The problem -
Repeat the material exactly from its first line to the line that includes "var fermiLevel = [[0,0],[0,240]];". Skip pictures.
-------- Provided material --------
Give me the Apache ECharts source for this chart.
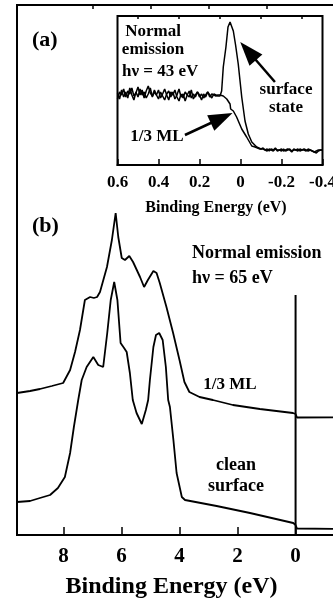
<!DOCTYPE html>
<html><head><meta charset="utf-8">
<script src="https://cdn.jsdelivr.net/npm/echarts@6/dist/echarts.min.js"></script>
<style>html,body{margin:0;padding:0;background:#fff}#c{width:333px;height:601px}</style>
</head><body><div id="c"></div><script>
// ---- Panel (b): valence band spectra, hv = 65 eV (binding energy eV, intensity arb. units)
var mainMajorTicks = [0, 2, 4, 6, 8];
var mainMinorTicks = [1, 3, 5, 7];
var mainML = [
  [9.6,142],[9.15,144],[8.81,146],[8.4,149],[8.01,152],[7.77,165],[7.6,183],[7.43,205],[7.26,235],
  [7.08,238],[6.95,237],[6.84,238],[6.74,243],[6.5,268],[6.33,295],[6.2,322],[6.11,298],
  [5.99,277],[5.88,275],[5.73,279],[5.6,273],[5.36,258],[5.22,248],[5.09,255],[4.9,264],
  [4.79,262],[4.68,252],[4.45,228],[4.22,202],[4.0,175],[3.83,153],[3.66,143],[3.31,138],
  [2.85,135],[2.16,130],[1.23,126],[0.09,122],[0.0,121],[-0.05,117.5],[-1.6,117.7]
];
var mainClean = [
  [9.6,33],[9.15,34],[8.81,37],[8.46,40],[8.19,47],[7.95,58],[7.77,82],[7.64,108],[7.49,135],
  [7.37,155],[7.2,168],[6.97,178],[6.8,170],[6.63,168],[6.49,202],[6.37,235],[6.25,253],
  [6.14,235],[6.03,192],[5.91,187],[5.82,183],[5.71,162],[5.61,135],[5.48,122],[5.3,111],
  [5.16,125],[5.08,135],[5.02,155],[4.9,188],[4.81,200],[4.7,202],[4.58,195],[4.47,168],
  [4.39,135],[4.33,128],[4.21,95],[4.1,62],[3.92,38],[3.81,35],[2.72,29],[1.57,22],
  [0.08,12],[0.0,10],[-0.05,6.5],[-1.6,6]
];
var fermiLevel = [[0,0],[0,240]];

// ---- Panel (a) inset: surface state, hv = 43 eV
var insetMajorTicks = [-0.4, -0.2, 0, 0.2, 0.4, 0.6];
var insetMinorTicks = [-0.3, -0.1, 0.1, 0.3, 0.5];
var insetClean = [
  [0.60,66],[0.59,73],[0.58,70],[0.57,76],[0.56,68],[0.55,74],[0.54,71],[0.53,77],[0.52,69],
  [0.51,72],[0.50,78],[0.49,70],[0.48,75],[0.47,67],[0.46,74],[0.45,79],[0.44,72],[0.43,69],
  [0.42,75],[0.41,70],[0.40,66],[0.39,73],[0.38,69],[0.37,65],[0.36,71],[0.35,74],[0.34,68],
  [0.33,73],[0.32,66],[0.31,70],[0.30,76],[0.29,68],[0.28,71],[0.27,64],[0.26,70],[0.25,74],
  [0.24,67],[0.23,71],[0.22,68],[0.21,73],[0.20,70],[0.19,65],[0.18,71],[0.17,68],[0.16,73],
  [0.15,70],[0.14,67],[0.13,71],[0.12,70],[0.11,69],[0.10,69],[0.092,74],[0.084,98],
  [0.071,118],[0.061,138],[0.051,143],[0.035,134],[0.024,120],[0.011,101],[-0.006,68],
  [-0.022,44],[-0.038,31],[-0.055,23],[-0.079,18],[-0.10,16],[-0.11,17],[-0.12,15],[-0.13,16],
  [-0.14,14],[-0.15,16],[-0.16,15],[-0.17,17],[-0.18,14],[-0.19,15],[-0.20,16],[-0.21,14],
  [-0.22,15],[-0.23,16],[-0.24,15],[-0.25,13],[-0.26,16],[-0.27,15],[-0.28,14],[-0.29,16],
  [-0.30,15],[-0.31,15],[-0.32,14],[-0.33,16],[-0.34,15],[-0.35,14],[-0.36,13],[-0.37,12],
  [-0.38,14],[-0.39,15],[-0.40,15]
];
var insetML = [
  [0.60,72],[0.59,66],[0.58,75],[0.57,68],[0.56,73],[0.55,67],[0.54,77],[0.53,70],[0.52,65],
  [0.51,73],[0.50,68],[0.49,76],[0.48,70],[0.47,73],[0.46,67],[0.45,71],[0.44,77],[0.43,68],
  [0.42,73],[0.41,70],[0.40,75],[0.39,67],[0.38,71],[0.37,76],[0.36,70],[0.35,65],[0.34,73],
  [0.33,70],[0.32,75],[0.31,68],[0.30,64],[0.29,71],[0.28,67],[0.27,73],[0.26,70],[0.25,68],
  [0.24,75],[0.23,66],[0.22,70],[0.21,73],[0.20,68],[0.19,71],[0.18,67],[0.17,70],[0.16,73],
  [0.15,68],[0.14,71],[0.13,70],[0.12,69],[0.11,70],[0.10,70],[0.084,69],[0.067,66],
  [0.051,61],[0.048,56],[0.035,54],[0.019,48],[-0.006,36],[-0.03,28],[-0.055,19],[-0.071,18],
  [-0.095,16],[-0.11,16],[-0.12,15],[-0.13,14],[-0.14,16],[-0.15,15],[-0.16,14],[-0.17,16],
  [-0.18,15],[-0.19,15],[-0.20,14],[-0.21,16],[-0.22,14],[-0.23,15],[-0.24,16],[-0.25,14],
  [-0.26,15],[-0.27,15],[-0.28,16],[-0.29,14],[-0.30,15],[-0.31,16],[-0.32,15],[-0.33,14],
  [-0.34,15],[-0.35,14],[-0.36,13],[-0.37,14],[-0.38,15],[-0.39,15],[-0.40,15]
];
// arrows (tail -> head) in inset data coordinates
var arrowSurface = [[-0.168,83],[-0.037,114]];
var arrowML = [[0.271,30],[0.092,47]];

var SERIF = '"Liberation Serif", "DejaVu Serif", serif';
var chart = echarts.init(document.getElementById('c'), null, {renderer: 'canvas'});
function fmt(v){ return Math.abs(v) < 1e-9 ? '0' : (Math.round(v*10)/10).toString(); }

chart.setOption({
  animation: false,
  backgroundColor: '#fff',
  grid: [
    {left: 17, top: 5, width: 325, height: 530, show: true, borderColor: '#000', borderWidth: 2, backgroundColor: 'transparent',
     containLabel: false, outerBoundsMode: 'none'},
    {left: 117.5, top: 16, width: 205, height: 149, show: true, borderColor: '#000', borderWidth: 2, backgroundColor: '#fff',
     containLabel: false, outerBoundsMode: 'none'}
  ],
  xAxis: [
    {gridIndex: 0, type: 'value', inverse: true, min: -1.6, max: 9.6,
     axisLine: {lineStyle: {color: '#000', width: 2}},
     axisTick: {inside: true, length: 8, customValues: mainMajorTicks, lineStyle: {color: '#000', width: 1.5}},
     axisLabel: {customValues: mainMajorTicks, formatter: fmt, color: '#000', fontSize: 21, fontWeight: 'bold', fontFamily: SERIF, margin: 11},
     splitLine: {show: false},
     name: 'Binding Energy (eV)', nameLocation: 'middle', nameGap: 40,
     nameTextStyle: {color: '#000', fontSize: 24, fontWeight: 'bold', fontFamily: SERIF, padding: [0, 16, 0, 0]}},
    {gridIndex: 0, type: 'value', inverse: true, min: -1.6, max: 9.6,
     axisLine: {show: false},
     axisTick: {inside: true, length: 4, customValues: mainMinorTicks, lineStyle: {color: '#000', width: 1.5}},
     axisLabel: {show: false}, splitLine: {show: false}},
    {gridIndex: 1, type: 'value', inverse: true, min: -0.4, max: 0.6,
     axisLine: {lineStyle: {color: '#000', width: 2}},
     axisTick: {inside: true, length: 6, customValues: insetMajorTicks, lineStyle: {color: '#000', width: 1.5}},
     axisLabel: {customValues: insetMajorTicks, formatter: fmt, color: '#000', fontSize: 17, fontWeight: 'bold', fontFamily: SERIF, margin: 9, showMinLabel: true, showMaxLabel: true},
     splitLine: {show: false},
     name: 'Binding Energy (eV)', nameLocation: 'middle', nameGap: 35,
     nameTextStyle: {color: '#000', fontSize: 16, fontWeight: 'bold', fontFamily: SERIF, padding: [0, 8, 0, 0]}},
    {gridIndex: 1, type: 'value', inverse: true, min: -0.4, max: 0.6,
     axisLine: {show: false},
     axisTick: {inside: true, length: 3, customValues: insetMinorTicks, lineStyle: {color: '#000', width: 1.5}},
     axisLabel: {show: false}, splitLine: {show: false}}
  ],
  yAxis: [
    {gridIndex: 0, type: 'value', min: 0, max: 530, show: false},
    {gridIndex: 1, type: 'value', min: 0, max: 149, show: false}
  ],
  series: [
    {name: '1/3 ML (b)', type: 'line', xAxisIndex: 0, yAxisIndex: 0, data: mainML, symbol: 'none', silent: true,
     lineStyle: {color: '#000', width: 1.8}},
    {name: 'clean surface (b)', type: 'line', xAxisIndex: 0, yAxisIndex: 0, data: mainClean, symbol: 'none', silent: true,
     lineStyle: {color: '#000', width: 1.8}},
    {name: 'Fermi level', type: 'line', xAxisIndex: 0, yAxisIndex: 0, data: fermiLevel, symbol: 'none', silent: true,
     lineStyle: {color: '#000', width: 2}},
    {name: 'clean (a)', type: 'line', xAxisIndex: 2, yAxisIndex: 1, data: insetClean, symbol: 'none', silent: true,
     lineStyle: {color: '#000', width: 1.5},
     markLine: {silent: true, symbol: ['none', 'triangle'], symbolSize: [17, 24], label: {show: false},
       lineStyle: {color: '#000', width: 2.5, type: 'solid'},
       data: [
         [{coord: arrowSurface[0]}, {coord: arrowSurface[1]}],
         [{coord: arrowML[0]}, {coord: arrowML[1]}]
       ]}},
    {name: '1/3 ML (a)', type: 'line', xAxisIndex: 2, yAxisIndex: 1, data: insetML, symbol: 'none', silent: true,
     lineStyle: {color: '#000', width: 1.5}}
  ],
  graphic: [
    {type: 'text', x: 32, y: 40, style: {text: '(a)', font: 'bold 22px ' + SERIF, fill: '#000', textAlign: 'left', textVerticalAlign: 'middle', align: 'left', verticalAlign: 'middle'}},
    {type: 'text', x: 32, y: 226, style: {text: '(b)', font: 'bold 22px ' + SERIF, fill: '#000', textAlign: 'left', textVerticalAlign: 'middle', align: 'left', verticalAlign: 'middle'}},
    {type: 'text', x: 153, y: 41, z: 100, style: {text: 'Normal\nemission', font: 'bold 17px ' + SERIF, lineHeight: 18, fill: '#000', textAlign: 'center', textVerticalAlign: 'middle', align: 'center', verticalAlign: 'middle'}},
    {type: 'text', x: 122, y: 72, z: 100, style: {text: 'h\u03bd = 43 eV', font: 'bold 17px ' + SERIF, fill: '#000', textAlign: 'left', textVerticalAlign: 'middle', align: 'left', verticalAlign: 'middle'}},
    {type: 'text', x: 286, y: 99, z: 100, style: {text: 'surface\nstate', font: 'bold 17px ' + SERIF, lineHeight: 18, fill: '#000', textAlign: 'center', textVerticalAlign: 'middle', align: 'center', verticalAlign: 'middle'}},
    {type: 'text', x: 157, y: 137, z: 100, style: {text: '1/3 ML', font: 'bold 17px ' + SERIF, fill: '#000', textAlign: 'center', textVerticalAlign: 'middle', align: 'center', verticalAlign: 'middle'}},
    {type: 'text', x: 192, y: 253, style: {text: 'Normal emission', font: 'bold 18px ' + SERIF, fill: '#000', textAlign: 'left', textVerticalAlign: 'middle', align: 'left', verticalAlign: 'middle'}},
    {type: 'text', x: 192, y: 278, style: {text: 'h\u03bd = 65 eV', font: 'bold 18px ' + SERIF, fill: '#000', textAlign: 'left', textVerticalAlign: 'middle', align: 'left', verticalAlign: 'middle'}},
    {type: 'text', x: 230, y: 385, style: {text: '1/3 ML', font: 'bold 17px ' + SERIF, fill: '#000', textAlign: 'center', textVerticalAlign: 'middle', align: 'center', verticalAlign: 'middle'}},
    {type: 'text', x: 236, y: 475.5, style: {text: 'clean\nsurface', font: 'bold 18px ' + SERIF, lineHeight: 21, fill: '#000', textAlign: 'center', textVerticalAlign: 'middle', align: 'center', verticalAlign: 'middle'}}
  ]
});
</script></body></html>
--------
Exercise output -
Give me the Apache ECharts source for this chart.
<!DOCTYPE html>
<html><head><meta charset="utf-8">
<script src="https://cdn.jsdelivr.net/npm/echarts@6/dist/echarts.min.js"></script>
<style>html,body{margin:0;padding:0;background:#fff}#c{width:333px;height:601px}</style>
</head><body><div id="c"></div><script>
// ---- Panel (b): valence band spectra, hv = 65 eV (binding energy eV, intensity arb. units)
var mainMajorTicks = [0, 2, 4, 6, 8];
var mainMinorTicks = [1, 3, 5, 7];
var mainML = [
  [9.6,142],[9.15,144],[8.81,146],[8.4,149],[8.01,152],[7.77,165],[7.6,183],[7.43,205],[7.26,235],
  [7.08,238],[6.95,237],[6.84,238],[6.74,243],[6.5,268],[6.33,295],[6.2,322],[6.11,298],
  [5.99,277],[5.88,275],[5.73,279],[5.6,273],[5.36,258],[5.22,248],[5.09,255],[4.9,264],
  [4.79,262],[4.68,252],[4.45,228],[4.22,202],[4.0,175],[3.83,153],[3.66,143],[3.31,138],
  [2.85,135],[2.16,130],[1.23,126],[0.09,122],[0.0,121],[-0.05,117.5],[-1.6,117.7]
];
var mainClean = [
  [9.6,33],[9.15,34],[8.81,37],[8.46,40],[8.19,47],[7.95,58],[7.77,82],[7.64,108],[7.49,135],
  [7.37,155],[7.2,168],[6.97,178],[6.8,170],[6.63,168],[6.49,202],[6.37,235],[6.25,253],
  [6.14,235],[6.03,192],[5.91,187],[5.82,183],[5.71,162],[5.61,135],[5.48,122],[5.3,111],
  [5.16,125],[5.08,135],[5.02,155],[4.9,188],[4.81,200],[4.7,202],[4.58,195],[4.47,168],
  [4.39,135],[4.33,128],[4.21,95],[4.1,62],[3.92,38],[3.81,35],[2.72,29],[1.57,22],
  [0.08,12],[0.0,10],[-0.05,6.5],[-1.6,6]
];
var fermiLevel = [[0,0],[0,240]];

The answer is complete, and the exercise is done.